In some simulations, this leads to an instability in which the magnetic field spontaneously flips over into the opposite orientation. This scenario is supported by observations of the solar magnetic field, which undergoes spontaneous reversals every 9–12 years. With the Sun it is observed that the solar magnetic intensity greatly increases during a reversal, whereas reversals on Earth seem to occur during periods of low field strength.

Some scientists, such as Richard A. Muller, think that geomagnetic reversals are not spontaneous processes but rather are triggered by external events that directly disrupt the flow in the Earth's core. Proposals include impact events or internal events such as the arrival of continental slabs carried down into the mantle by the action of plate tectonics at subduction zones or the initiation of new mantle plumes from the core-mantle boundary. Supporters of this hypothesis hold that any of these events could lead to a large scale disruption of the dynamo, effectively turning off the geomagnetic field. Because the magnetic field is stable in either the present north–south orientation or a reversed orientation, they propose that when the field recovers from such a disruption it spontaneously chooses one state or the other, such that half the recoveries become reversals. This proposed mechanism does not appear to work in a quantitative model, and the evidence from stratigraphy for a correlation between reversals and impact events is weak. There is no evidence for a reversal connected with the impact event that caused the Cretaceous–Paleogene extinction event.

==Effects on biosphere==
Shortly after the first geomagnetic polarity time scales were produced, scientists began exploring the possibility that reversals could be linked to extinction events. Many such arguments were based on an apparent periodicity in the rate of reversals, but more careful analyses show that the reversal record is not periodic. It may be that the ends of superchrons have caused vigorous convection leading to widespread volcanism, and that the subsequent airborne ash caused extinctions. Tests of correlations between extinctions and reversals are difficult for several reasons. Larger animals are too scarce in the fossil record for good statistics, so paleontologists have analyzed microfossil extinctions. Even microfossil data can be unreliable if there are hiatuses in the fossil record. It can appear that the extinction occurs at the end of a polarity interval when the rest of that polarity interval was simply eroded away. Statistical analysis shows no evidence for a correlation between reversals and extinctions.

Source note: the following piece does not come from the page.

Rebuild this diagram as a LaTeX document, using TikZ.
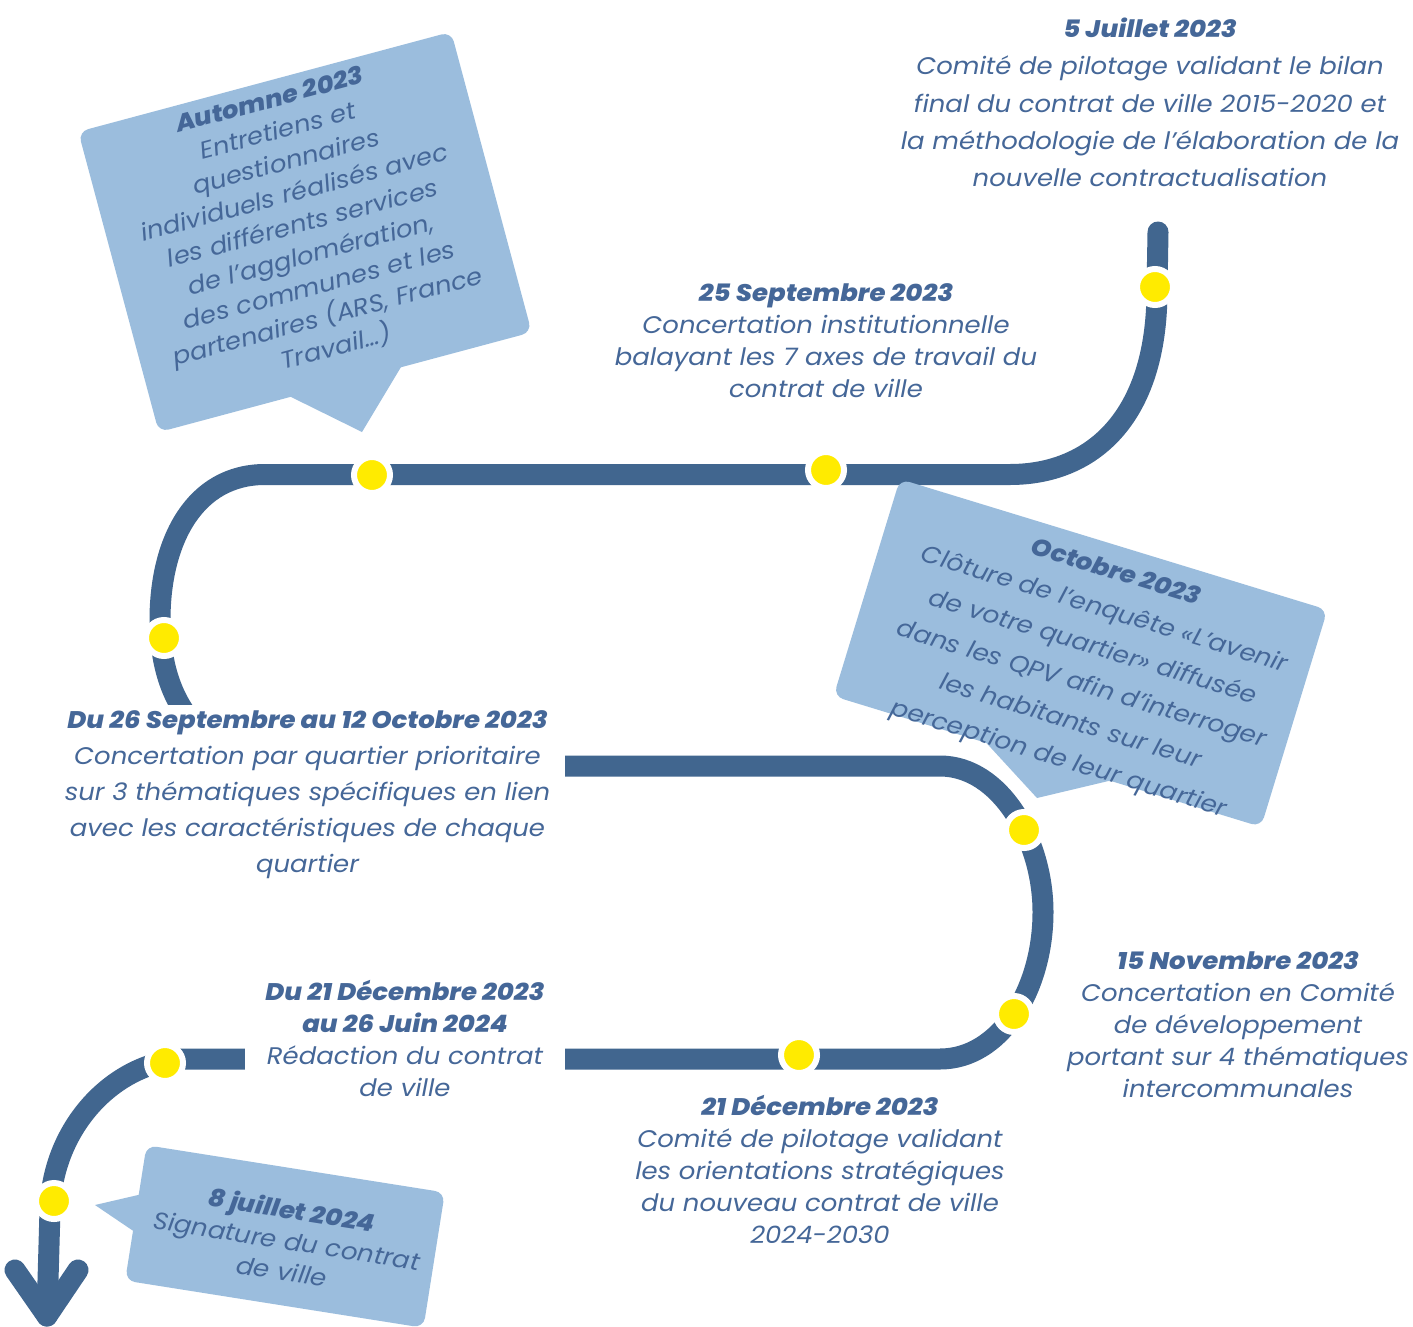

Most proposals tying reversals to extinction events assume that the Earth's magnetic field would be much weaker during reversals. Possibly the first such hypothesis was that high-energy particles trapped in the Van Allen radiation belt could be liberated and bombard the Earth. Detailed calculations confirm that if the Earth's dipole field disappeared entirely (leaving the quadrupole and higher components), most of the atmosphere would become accessible to high-energy particles but would act as a barrier to them, and cosmic ray collisions would produce secondary radiation of beryllium-10 or chlorine-36. A 2012 German study of Greenland ice cores showed a peak of beryllium-10 during a brief complete reversal 41,000 years ago, which led to the magnetic field strength dropping to an estimated 5% of normal during the reversal. There is evidence that this occurs both during secular variation and during reversals.

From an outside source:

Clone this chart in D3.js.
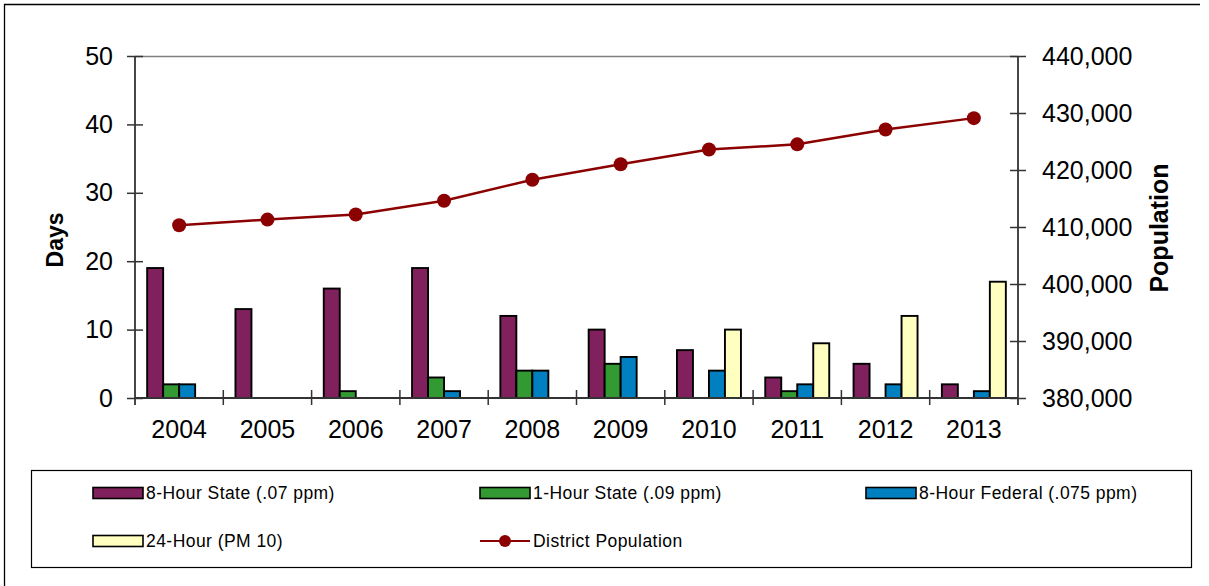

A hypothesis by McCormac and Evans assumes that the Earth's field disappears entirely during reversals. They argue that the atmosphere of Mars may have been eroded away by the solar wind because it had no magnetic field to protect it. They predict that ions would be stripped away from Earth's atmosphere above 100 km. Paleointensity measurements show that the magnetic field has not disappeared during reversals. Based on paleointensity data for the last 800,000 years, the magnetopause is still estimated to have been at about three Earth radii during the Brunhes–Matuyama reversal. Even if the internal magnetic field did disappear, the solar wind can induce a magnetic field in the Earth's ionosphere sufficient to shield the surface from energetic particles.